Calvinism’s and Arminianism’s acrostics normally focus on five points – either the TULIP, its “synonyms” or its “antonyms.” I cannot be satisfied with the sufficiency of “five points,” so I have developed the “Seven Points of Vaughanism.”[iii] (While preparing for this post, I discovered that two years ago, in an attempt to make a brief soteriological statement, I had posted another seven points about which I had forgotten. I’ll compare these two later and see about a possible merger. J )

* The Seven Points of Vaughanism *
  1. Hereditary depravity and hereditary death: Romans 5:12 Wherefore, as by one man sin entered into the world, and death by sin; and so death passed upon all men, for that all have sinned:
  2. Human inability: John 6:44 No man can come to me, except the Father which hath sent me draw him: and I will raise him up at the last day.
  3. Human ability, God given and Christ received: John 6:37 All that the Father giveth me shall come to me; and him that cometh to me I will in no wise cast out.
  4. Sufficient and efficient atonement: 1 Timothy 4:10 For therefore we both labour and suffer reproach, because we trust in the living God, who is the Saviour of all men, specially of those that believe.
  5. Gracious faith, a gift: Ephesians 2:8 For by grace are ye saved through faith; and that not of yourselves: it is the gift of God:
  6. Inner witness: Romans 8:16 The Spirit itself beareth witness with our spirit, that we are the children of God:
  7. Divine preservation: John 10:28 and I give unto them eternal life; and they shall never perish, neither shall any man pluck them out of my hand.
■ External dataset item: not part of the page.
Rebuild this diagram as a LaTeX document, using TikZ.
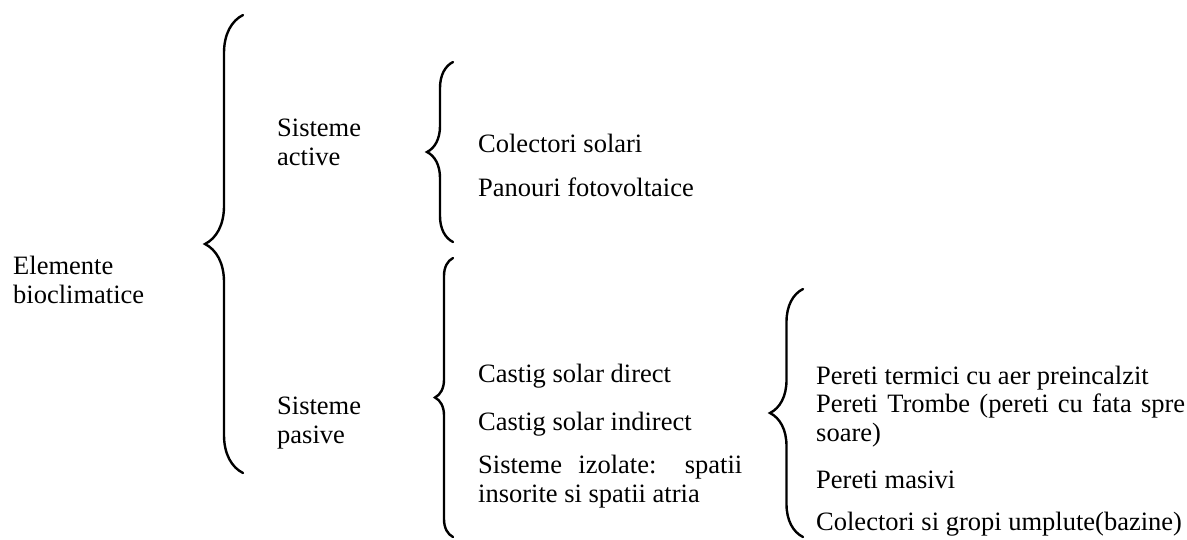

A “non-standard” soteriological view is often caricatured as Calvinism by non-Calvinists, and as Arminianism by Calvinists. So be it. Nevertheless, I am satisfied with that ambiguity and think it may even be an indicator of being on the right track! I hold the following soteriological truths to be biblically-evident. God undertook from eternity to deliver man from sin. In time Jesus died as a sacrifice to save all who believe. The Spirit draws men to Christ. Under and only under that conviction they can become both willing and able to believe in Christ. All those who believe are born again, are justified through faith, and are kept by the power of God unto salvation.

[i] The ordo salutis is Latin for “order of salvation.”
[ii] Don’t know the origin, but I have often heard this stated by radio preacher Steve Brown. Of the primitivistic (not just Primitive) Baptists in the Appalachias, Deborah McCauley writes, “they accept ambiguity – running deep and broad – as an indisputable fact of life. They do not feel driven to resolve it in their preaching with semantically fancy footwork that artificially overcomes ambiguity by forcing all the pieces to fit together neatly...” (Appalachian Mountain Religion: A History, Urbana, IL: University of Illinois Press, 1995, p. 95). Roughly, “primitivism” believes that the New Testament provides a pattern for the church that can be reproduced by faithful adherence to the New Testament.
[iii] I used another spelling of our family name – Vaughan – simply because it yields itself to a three-syllable pronunciation of a theological system, Vaugh-an-ism, as does Calvinism. (“I’ll bet you think this song is about you, don’t you.” Carly Simon) The “seven points” are subject to revision as the Bible requires.